Keep in mind that regional transit (other than Indian Trails and Greyhound service) is virtually nonexistent in Michigan. A very limited, weekday-only shuttle between Ann Arbor and Detroit is the closest of any existing service to being called regional transit. This proposed service would be the only frequent, intercity transit in a state of 10 million people. That’s how bad the state of regional and intercity transit is in Michigan.

I agree, they should be going for BRT (à la CTfastrax in Connecticut) or a commuter rail operation.


----------



## Pere Flyer (Mar 12, 2019)

tim49424 said:


> I would think rail would work better if the objective would be to avoid traffic jams. I’ve seen so many times near places like Market Street on I-196 being victim of congestion during rush hour. Rail would avoid that issue.

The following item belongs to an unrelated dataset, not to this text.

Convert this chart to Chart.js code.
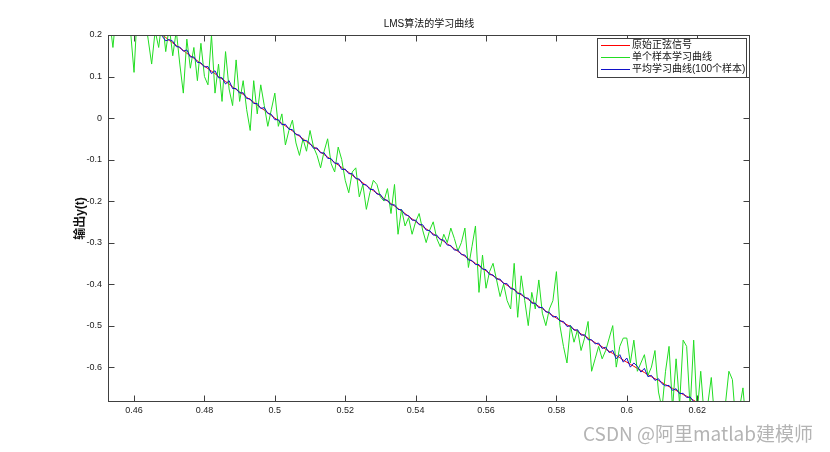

I agree. I ogle at downtown Grandville every time I’m there because of how well-suited it’d be for a rail station (and not just because a viable station location is near the Jurgens & Holtvluwer menswear store [emoji12])


----------



## tim49424 (Mar 12, 2019)

Pere Flyer said:


> I agree. I ogle at downtown Grandville every time I’m there because of how well-suited it’d be for a rail station (and not just because a viable station location is near the Jurgens & Holtvluwer menswear store
> 
> 
> 
> ...


A friend of our family owned a music store in downtown Grandville on Chicago Drive and I'd been there many times as a child.  Thinking back, I agree with you about a viable station location.  Also, plenty of places in Hudsonville for one.....but I'm not sure where in Zeeland they'd put one.


----------



## daybeers (Mar 12, 2019)

BRT (at least the good systems) require a dedicated ROW, which would take a while to build and a fair amount of $$$. I imagine this is just a trial run, and assuming it (hopefully) goes well, maybe they'll upgrade right to commuter rail instead of BRT.


----------



## fairviewroad (Mar 13, 2019)

Grand Rapids would be on the small size for a heavy rail commuter operation. It's a bit small even for a light rail service. The vast majority of cities with rail transit of any kind in the US are larger...usually much larger...than Grand Rapids.

For a city that size, the best chance seems to be a downtown streetcar circulator, which isn't really what's being fantasized discussed here.


----------



## Pere Flyer (Mar 13, 2019)

fairviewroad said:


> Grand Rapids would be on the small size for a heavy rail commuter operation. It's a bit small even for a light rail service. The vast majority of cities with rail transit of any kind in the US are larger...usually much larger...than Grand Rapids.
> For a city that size, the best chance seems to be a downtown streetcar circulator, which isn't really what's being fantasized discussed here.


The article is about real steps being taken to test a commuter bus service, which is why this thread is filed under “Non-Rail Transportation.” Quotes in the article hint at an upgrade to rail, but the article rightly balances those possibilities with skepticism, as we should also.
I, for one, am for efficient regional mobility first and foremost. Any intercity service on Chicago Drive mustn’t enter traffic (27,000 vehicles per day, as the article notes). Rail transit and dedicated-lane BRT beat traffic, so I think those are the two most logistically practical service modes that the pilot program should point towards.


----------



## MikefromCrete (Mar 13, 2019)

The bus line s an experiment to see if there is a market for commuter service. If it is well used, then area politicians can move on to BRT or rail. No sense in spending millions of dollars if no one wants to use the service.


----------



## neroden (Mar 18, 2019)

This is a standard way to sabotage rail planning. "Well, let's run a bus, and if people don't take the bus, we can claim (falsely) that they won't take the train."

Of course, if the bus is successful, they say that means they don't need a train and buses are plenty.

So I tend to distrust this sort of thing.

If it's done in *good faith* (which is very rare), then it's fine. Hopefully the bus service will be well-used and well-liked and won't be used as an excuse to avoid train service.


----------